Gluck: Her Biography was published by Pandora Press in 1989. Gluck was born Hannah Gluckstein in 1895 into the family that founded the J Lyons & Co catering empire. She was a rebel. She dressed as a man, had passionate love affairs with society women and exhibited her paintings only in “one man” shows.
Diana has also written Gertrude and Alice (Pandora 1990) – a portrait of the love affair between Alice B. Toklas and Gertrude Stein (Pandora Press).

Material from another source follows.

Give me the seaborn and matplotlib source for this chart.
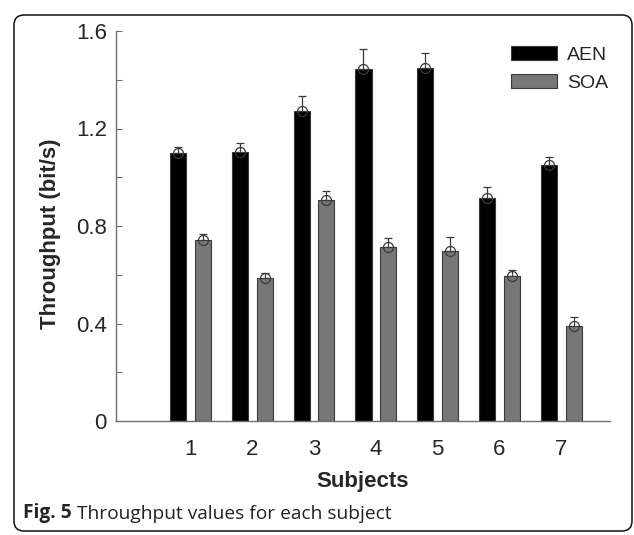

In 1994 Random House published Greta and Cecil – a study of the romance between Greta Garbo and the society photographer Cecil Beaton that ended in obsession and betrayal.
Diana’s fourth book, Mrs Keppel and Her Daughter, is a joint biography of Alice Keppel and her daughter Violet Trefusis (HarperCollins 1996). It won the US Lambda Literary Award and was a New York Times “Notable Book of the Year”).
In The Trials of Radclyffe Hall, Diana brings a fresh and irreverent eye to the life of this remarkable and troubled figure, who was the author of The Well of Loneliness. A brilliantly written, witty and satirical biography, it was shortlisted for the James Tait Black Prize for Biography and won the US Lambda Literary Award.
In 2001 Diana published Selkirk's Island, which went on to win the Whitbread Prize for biography.
Wild Girls (Weidenfeld & Nicolson) is a defining biography of Natalie Barney and Romaine Brooks – pivotal figures in the cultural life of Paris in the 1920s and 30s.
Coconut Chaos: Pitcairn, Mutiny And A Seduction At Sea was published by Weidenfeld & Nicolson in 2007. This singular tale connects the famous mutiny on the Bounty in the Pacific Ocean in 1789 to the plight of the islanders of Pitcairn now.
In Edith Cavell (Quercus, 2010) Diana Souhami brings one of the Great War’s finest heroes to life in this biography of a hardworking, courageous and independent woman. It won the EDP-Jarrold East Anglian Book of the Year award.
Murder at Wrothham Hill takes the killing in October 1946 of Dagmar Petrzywalski as the catalyst for a compelling and unique meditation on murder and fate. It was published in September 2012 by Quercus.
Diana lives in London. Her first novel is a bravura re-imagining of the life of one of English literature’s most multi-faceted and contradictory heroines: Gwendolen was published by Quercus in 2014.
No Modernism Without Lesbians was published by Head of Zeus in 2020.